Há muito não conversava com um amigo meu, o piauiense, quase universal, Zé Bronquinha. Batizado de José das Chagas de Jesus da Silva, havia sumido de Brasília desde o impeachment da Dilma em 2016. Nordestino forjado na luta pela sobrevivência, o Zé cresceu em Brasília cultivando o sonho de ser um revolucionário.
Quis o destino que sempre chegasse atrasado na história que queria ter vivido. Foi assim desde a descida da Sierra Maestra, passando pelo golpe de 64, a luta pelas diretas e por aí afora. Ardoroso defensor dos governos petistas, brigava nos bares e em outras praças para defender o projeto Lula/Dilma. Usava a mesma veemência que lhe fizera ganhar o apelido de Bronquinha desde as peladas de rua na infância.

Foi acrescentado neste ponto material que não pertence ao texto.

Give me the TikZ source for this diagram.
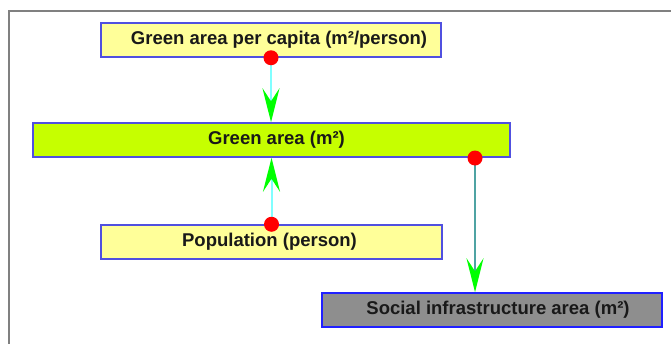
\documentclass[tikz,border=0pt]{standalone}
\usepackage{fontspec}
\setmainfont{Liberation Sans}
\usetikzlibrary{arrows.meta}
\definecolor{boxyellow}{HTML}{FFFF99}
\definecolor{boxlime}{HTML}{C6FF00}
\definecolor{boxgray}{HTML}{8E8E8E}
\definecolor{edgeblue}{HTML}{5050E0}
\definecolor{edgebright}{HTML}{2020FF}
\definecolor{linkcyan}{HTML}{80FFFF}
\definecolor{linkteal}{HTML}{4FA3A3}
\definecolor{tipgreen}{HTML}{00FF00}
\definecolor{framegray}{HTML}{808080}
\tikzset{
  varbox/.style={draw=edgeblue, line width=1.5pt, minimum height=34pt, inner sep=0pt,
    font=\fontsize{18.5}{20}\selectfont\bfseries, text=black!90},
  link/.style={line width=2pt, -{Stealth[length=34pt,width=17pt,inset=13pt,color=tipgreen]}},
  dotmark/.style={fill=red, draw=none, circle, minimum size=15pt, inner sep=0pt}
}
\begin{document}
\begin{tikzpicture}[x=1pt,y=-1pt]
\useasboundingbox (0,0) rectangle (671,343);
% frame
\draw[framegray, line width=2pt] (9,350) -- (9,11) -- (680,11);
% boxes
\node[varbox, fill=boxyellow, minimum width=340pt] (cap) at (271,40) {\hspace*{16pt}Green area per capita (m²/person)};
\node[varbox, fill=boxlime, minimum width=477pt] (green) at (271.5,140) {\hspace*{10pt}Green area (m²)};
\node[varbox, fill=boxyellow, minimum width=341pt] (pop) at (271.5,242) {Population (person)\hspace*{4pt}};
\node[varbox, fill=boxgray, draw=edgebright, minimum width=340pt] (soc) at (492,310) {\hspace*{12pt}Social infrastructure area (m²)};
% connectors
\coordinate (s1) at (cap.south);
\coordinate (s2) at (pop.north);
\coordinate (s3) at (475,158);
\draw[link, linkcyan] (s1) -- (s1 |- green.north);
\draw[link, linkcyan] (s2) -- (s2 |- green.south);
\draw[link, linkteal, line width=1.5pt] (s3) -- (s3 |- soc.north);
% dots
\node[dotmark] (d1) at (s1) {};
\node[dotmark] (d2) at (s2) {};
\node[dotmark] (d3) at (s3) {};
\end{tikzpicture}
\end{document}
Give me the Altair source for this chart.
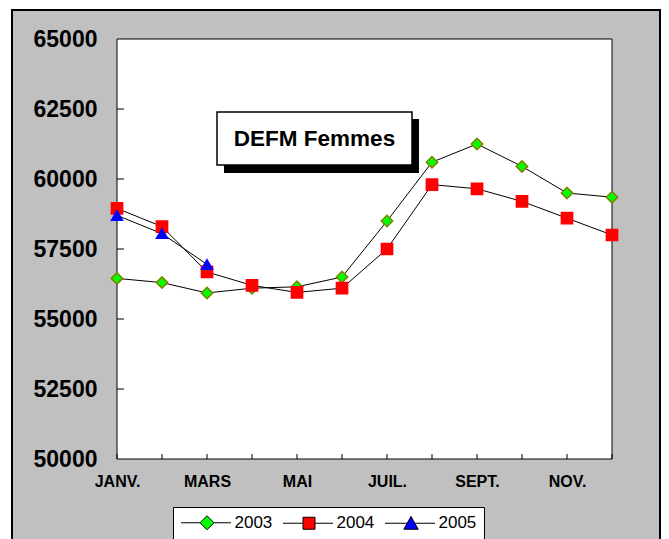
import altair as alt
import pandas as pd

# ---- data ----
months = ["JANV.", "FÉVR.", "MARS", "AVRIL", "MAI", "JUIN",
          "JUIL.", "AOÛT", "SEPT.", "OCT.", "NOV.", "DÉC."]
shown_months = ["JANV.", "MARS", "MAI", "JUIL.", "SEPT.", "NOV."]
years = ["2003", "2004", "2005"]
v2003 = [56450, 56300, 55930, 56100, 56150, 56500, 58500, 60600, 61250, 60450, 59500, 59350]
v2004 = [58950, 58300, 56680, 56200, 55950, 56100, 57500, 59800, 59650, 59200, 58600, 58000]
v2005 = [58700, 58050, 56950]
y_ticks = [50000, 52500, 55000, 57500, 60000, 62500, 65000]
inner_y_ticks = [52500, 55000, 57500, 60000, 62500]
title_text = "DEFM Femmes"

# ---- styles ----
fills = ["#00ff00", "#ff0000", "#0000ff"]
strokes = ["#808000", "#ff0000", "#0000ff"]
shapes = ["diamond", "square", "triangle-up"]
sizes = [130, 121, 230]
legend_paths = [
    "M-3.25,0H-0.875M0.875,0H3M0,-0.875L0.875,0L0,0.875L-0.875,0Z",
    "M-3.25,0H-0.75M0.75,0H3M-0.75,-0.75H0.75V0.75H-0.75Z",
    "M-3.25,0H-0.48M0.48,0H3M0,-0.85L0.9,0.75H-0.9Z",
]

rows = []
for yr, vals in zip(years, [v2003, v2004, v2005]):
    for i, (m, v) in enumerate(zip(months, vals)):
        rows.append({"mois": m, "valeur": v, "annee": yr, "idx": i})
df = pd.DataFrame(rows)
df_months = pd.DataFrame({"mois": months})
df_yt = pd.DataFrame({"valeur": inner_y_ticks})
one = pd.DataFrame({"k": [0]})

W, H = 495, 420

x_axis = alt.Axis(values=shown_months, labelAngle=0, ticks=False, domain=False, grid=False,
                  labelFont="Liberation Sans", labelFontSize=16, labelFontWeight="bold",
                  labelColor="black", labelPadding=14, title=None, zindex=1,
                  labelFlush=False, labelOverlap=False)
y_axis = alt.Axis(values=y_ticks, format="d", ticks=False, domain=False, grid=False,
                  labelFont="Liberation Sans", labelFontSize=23, labelFontWeight="bold",
                  labelColor="black", labelPadding=20, title=None, zindex=1,
                  labelFlush=False, labelOverlap=False)
x_enc = alt.X("mois:N", scale=alt.Scale(type="point", domain=months, padding=0), axis=x_axis)
y_enc = alt.Y("valeur:Q", scale=alt.Scale(domain=[50000, 65000], zero=False, nice=False), axis=y_axis)

frame = alt.Chart(one).mark_rect(fill="#c0c0c0", stroke="black", strokeWidth=2).encode(
    x=alt.value(-105), x2=alt.value(543), y=alt.value(-29), y2=alt.value(600))
plotbox = alt.Chart(one).mark_rect(fill="white", stroke="black", strokeWidth=1).encode(
    x=alt.value(0), x2=alt.value(W), y=alt.value(0), y2=alt.value(H))
xticks = alt.Chart(df_months).mark_rule(color="black", strokeWidth=1).encode(
    x=x_enc, y=alt.value(H), y2=alt.value(H - 5))
yticks = alt.Chart(df_yt).mark_rule(color="black", strokeWidth=1).encode(
    y=y_enc, x=alt.value(0), x2=alt.value(7))
shadow = alt.Chart(one).mark_rect(fill="black").encode(
    x=alt.value(107), x2=alt.value(302), y=alt.value(80), y2=alt.value(134))
tbox = alt.Chart(one).mark_rect(fill="white", stroke="black", strokeWidth=1.5).encode(
    x=alt.value(100), x2=alt.value(295), y=alt.value(73), y2=alt.value(126))
ttext = alt.Chart(one).mark_text(text=title_text, font="Liberation Sans", fontSize=22.5,
                                 fontWeight="bold", color="black", align="center",
                                 baseline="middle").encode(x=alt.value(197.5), y=alt.value(100))

lines = alt.Chart(df).mark_line(color="black", strokeWidth=1).encode(
    x=x_enc, y=y_enc, detail="annee:N", order=alt.Order("idx:Q"))
points = alt.Chart(df).mark_point(filled=True, opacity=1, strokeWidth=1.5).encode(
    x=x_enc, y=y_enc,
    shape=alt.Shape("annee:N", scale=alt.Scale(domain=years, range=shapes), legend=None),
    fill=alt.Fill("annee:N", scale=alt.Scale(domain=years, range=fills), legend=None),
    stroke=alt.Stroke("annee:N", scale=alt.Scale(domain=years, range=strokes), legend=None),
    size=alt.Size("annee:N", scale=alt.Scale(domain=years, range=sizes), legend=None),
)

leg = alt.Legend(orient="none", legendX=56, legendY=468, direction="horizontal", title=None,
                 padding=7, strokeColor="black", fillColor="white", cornerRadius=0,
                 symbolSize=256, symbolOffset=18.5, labelOffset=19, columnPadding=8,
                 symbolStrokeColor="black", symbolStrokeWidth=1,
                 labelFont="Liberation Sans", labelFontSize=17, labelColor="black",
                 zindex=1)
legend_layer = alt.Chart(df).mark_point(filled=True, opacity=1, stroke="black", strokeWidth=1).encode(
    color=alt.Color("annee:N", scale=alt.Scale(domain=years, range=fills), legend=leg),
    shape=alt.Shape("annee:N", scale=alt.Scale(domain=years, range=legend_paths), legend=leg),
).transform_filter("false")

chart = alt.layer(frame, plotbox, xticks, yticks, shadow, tbox, ttext, lines, points, legend_layer
                  ).resolve_scale(shape="independent", color="independent").properties(
    width=W, height=H,
    padding={"left": 109, "top": 31, "right": 49, "bottom": 80},
    autosize=alt.AutoSizeParams(type="none"),
    background="white",
).configure_view(stroke=None)

chart.save("out.html", embed_options={"renderer": "svg", "actions": False})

Soube que tinha voltado para o Piauí. Suportou o afastamento da presidente, até a posse de Temer, mas não engoliu a eleição do capitão de jeito nenhum. Preferiu uma espécie de exílio sabático na terra natal. Foi lá que o encontrei. Liguei para trocar informações pessoais sobre a pandemia, como estava suportando o tédio do confinamento, a distância dos bares, a falta de abraços afetuosos e dos beijos (poucos) das moças. Respondeu que estava superando bem o período e se readaptando ao Nordeste. Foi quando indaguei se era verdade que o capitão teria substituído Lula no querer dos conterrâneos dele. Depois de um longo suspiro começou uma pequena digressão:
— Tudo anda muito estranho no Brasil. As pessoas acreditam e reproduzem as maluquices do capitão. Compartilham nas redes sociais com fúria. Passam a mão na cabeça de notórios corruptos; batem palma para doido dançar; contrariam a ciência; aceitam a prescrição de remédios feita por um quase analfabeto; assistem inertes a destruição de marcos civilizatórios; ficam de cócoras para o maluco do Trump; negam a pandemia; atacam a democracia e você vem me perguntar o porquê da troca? Ora, meu caro, nordestino não gosta desse ou daquele político, gosta é de governo.
Voltamos a falar amenidades e nos despedimos. Acho que o Zé Bronquinha foi cruel com nossos conterrâneos. Não é apenas o nordestino que gosta do governo. Os fanáticos, corruptos e milicianos também. Além de generais pequenos, alguns gordinhos, que não perdem uma boquinha por nada. Tá difícil achar graça.